Lahore of the olden days…

I have recently been reading a wonderful book about Lahore, called “Sohna Shehar Lahore” (Beautiful City Lahore) by Mr. Tahir Lahori. From what I have read so far, I must commend Mr. Lahori for so eloquently describing early 20th century Lahori life that believe it or not as I read his words, I feel as if I have traveled back in time. Here, I will take the liberty of translating (my translation doesn’t do justice to his words though) a page out of his book, which I hope will take many of our readers back in time as well, to the early 1920s to be exact.

“Electricity lights had not come into the walled city yet and people used to light gas and oil lamps in streets and bazaars. In the bazaars, there were long wooden poles. As the sun would set, employees of the municipal committee would spread out in every corner of the city streets and bazaars. In many of the streets there were large and beautiful oil lamps that provided light for the residents. A committee’s employee would walk around carrying a small ladder on his shoulders and upon reaching a wooden pole in the street, would set it against the pole, climb up, pour oil in the lamp, and light it up. The lamps were kept in a large wooden box attached to the pole. The box had glass on all four sides and these lamps were located at determined distances from each other and at every street corner. The bazaars had these poles at a much closer distance to eachother to provide more light for the shopkeepers and customers to go about their business.

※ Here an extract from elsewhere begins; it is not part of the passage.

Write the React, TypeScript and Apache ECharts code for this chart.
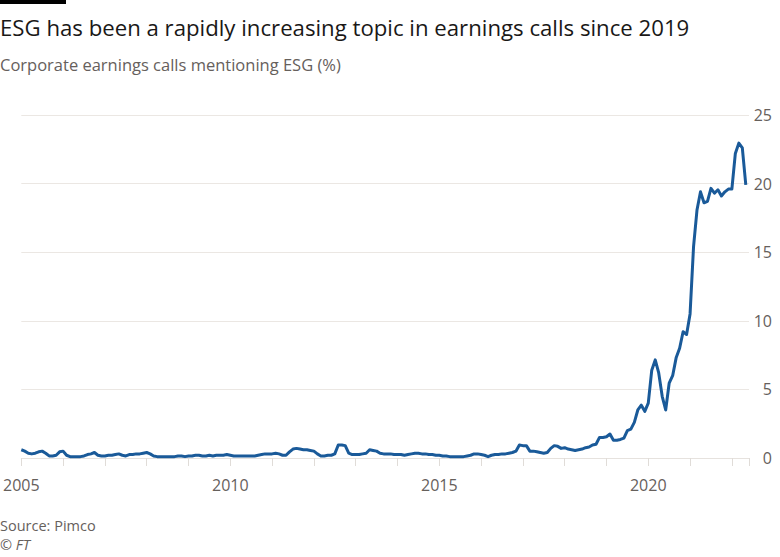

In the houses, people would use laaltains, gas lamps, and oil lamps (diya). Rich people used beautiful containers, whose glass sides would amplify the light from gas lamps kept inside them. The mosques had oil diyas (oil containers made of clay with a wick to burn like a candle) which the people of the neighbourhood would fill with oil. Mosques had small niches built into their walls, there would be these small clay lamps in every single one of these niches. This is how the mosques were kept alight. Mandirs also had a similar type of system for lighting and same was the case for mizaars and samadhis.

People also used to light many oil lamps and candles on Eid Milad-un-Nabi, Miraaj Sharif, Shab’raat, Uroos, and other Islamic festivals. On Diwaali, the whole city would be bathed with miniature lights like these. On Christmas, the Christians of walled city would also light lamps and candles. Churches had large candles which would be burnt through the night. Students and other people who studied did so in the light of oil lamps and in the mornings they would spit out black soot that they inhaled all night long in the form of smoke.

On festivals everyone used to get together. There were Hindu-Muslim conflicts but then they would also take parts in eachother’s festivals. Friends would exchange gifts also on these occasions. At a group level, Hindus were also often good friends with Muslims.

It was a unique time, it was good, it was bad, and it is still alive in people’s memories.” Translated from Tahir Lahori’s “Sohna Shehar Lahore”.